In De La Torre v. Flanigan’s Enters., Inc., No. 4D15-195, 2016 WL 889334 (Fla. 4th DCA Mar. 9, 2016), the Plaintiffs filed a complaint against the restaurant that served the drunk driver that injured them in an auto accident. The trial court dismissed the action in light of the application of Florida Statutes § 768.125, which provides:
A person who sells or furnishes alcoholic beverages to a person of lawful drinking age shall not thereby become liable for injury or damage caused by or resulting from the intoxication of such person, except that a person who willfully and unlawfully sells or furnishes alcoholic beverages to a person who is not of lawful drinking age or who knowingly serves a person habitually addicted to the use of any or all alcoholic beverages may become liable for injury or damage caused by or resulting from the intoxication of such minor or person.
Fla. Stat. § 768.15 (emphasis added).
The Plaintiffs attempted to invoke the undertaker’s doctrine and argued that § 768.125 is inapplicable because the restaurant’s actions constituted an assumption of a voluntary duty to prevent the driver from driving while intoxicated. The restaurant had an internal policy in place to prevent drunk patrons from driving by “cutting off” the driver.
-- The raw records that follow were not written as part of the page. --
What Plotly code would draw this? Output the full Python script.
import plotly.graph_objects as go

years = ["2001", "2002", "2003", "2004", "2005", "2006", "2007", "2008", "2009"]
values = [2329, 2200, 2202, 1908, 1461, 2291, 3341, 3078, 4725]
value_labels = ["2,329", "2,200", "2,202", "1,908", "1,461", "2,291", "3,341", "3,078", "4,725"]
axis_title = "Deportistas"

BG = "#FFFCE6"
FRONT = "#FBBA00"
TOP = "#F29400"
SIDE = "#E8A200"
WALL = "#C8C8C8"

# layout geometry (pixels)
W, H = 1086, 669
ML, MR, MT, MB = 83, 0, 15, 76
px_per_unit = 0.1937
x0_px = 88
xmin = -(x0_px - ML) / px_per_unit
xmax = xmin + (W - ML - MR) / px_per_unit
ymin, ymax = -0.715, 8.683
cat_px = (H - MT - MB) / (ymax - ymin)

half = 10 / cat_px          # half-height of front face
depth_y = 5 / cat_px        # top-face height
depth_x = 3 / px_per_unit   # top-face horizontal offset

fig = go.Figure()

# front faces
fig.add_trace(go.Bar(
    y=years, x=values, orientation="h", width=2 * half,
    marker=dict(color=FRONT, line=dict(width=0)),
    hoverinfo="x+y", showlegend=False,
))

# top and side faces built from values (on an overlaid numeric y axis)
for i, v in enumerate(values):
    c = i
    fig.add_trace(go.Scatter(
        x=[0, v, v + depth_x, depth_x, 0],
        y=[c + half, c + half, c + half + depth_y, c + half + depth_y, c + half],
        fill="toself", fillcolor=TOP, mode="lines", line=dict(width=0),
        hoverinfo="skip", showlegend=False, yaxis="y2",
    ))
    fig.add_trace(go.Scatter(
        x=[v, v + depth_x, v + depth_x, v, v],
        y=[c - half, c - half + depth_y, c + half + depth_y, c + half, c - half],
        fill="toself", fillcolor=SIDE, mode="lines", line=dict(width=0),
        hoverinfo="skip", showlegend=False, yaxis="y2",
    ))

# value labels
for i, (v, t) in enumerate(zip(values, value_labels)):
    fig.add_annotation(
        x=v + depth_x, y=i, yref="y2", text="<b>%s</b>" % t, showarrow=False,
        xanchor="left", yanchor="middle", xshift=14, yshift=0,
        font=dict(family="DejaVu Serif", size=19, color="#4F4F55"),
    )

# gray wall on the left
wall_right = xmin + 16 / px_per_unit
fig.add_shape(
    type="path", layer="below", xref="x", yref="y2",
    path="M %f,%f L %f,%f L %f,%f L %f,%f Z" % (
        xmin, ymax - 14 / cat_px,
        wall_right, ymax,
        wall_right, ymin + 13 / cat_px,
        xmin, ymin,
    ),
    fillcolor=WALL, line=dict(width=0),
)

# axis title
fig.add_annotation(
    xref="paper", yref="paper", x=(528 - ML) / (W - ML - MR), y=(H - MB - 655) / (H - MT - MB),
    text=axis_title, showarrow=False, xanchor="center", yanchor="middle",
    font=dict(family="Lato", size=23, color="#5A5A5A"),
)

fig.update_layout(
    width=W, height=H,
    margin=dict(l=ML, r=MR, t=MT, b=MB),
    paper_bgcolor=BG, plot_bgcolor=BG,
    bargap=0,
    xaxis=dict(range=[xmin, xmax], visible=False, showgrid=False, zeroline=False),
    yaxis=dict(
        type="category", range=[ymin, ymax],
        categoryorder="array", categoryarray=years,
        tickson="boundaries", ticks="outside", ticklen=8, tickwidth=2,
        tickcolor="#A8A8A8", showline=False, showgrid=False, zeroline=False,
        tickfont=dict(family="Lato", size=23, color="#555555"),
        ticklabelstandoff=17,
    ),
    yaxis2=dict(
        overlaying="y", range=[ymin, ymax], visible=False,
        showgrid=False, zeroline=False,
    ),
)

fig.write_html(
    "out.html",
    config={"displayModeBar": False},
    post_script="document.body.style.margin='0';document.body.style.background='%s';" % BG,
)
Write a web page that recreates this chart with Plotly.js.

The undertaker’s doctrine involves a voluntary undertaking to do an act that if not accomplished with due care might increase the risk of harm to others or might result in harm to others due to their reliance upon the undertaking confers a duty of reasonable care because it creates a foreseeable zone of risk. Relying on Florida cases finding that restaurants should not be liable for the drunk driving of third parties, the Fourth District held that the restaurant’s actions were insufficient for the undertaker’s doctrine to apply. The Court reasoned that appellants’ argument would encourage establishments to not have a policy or practice to deter drunk driving.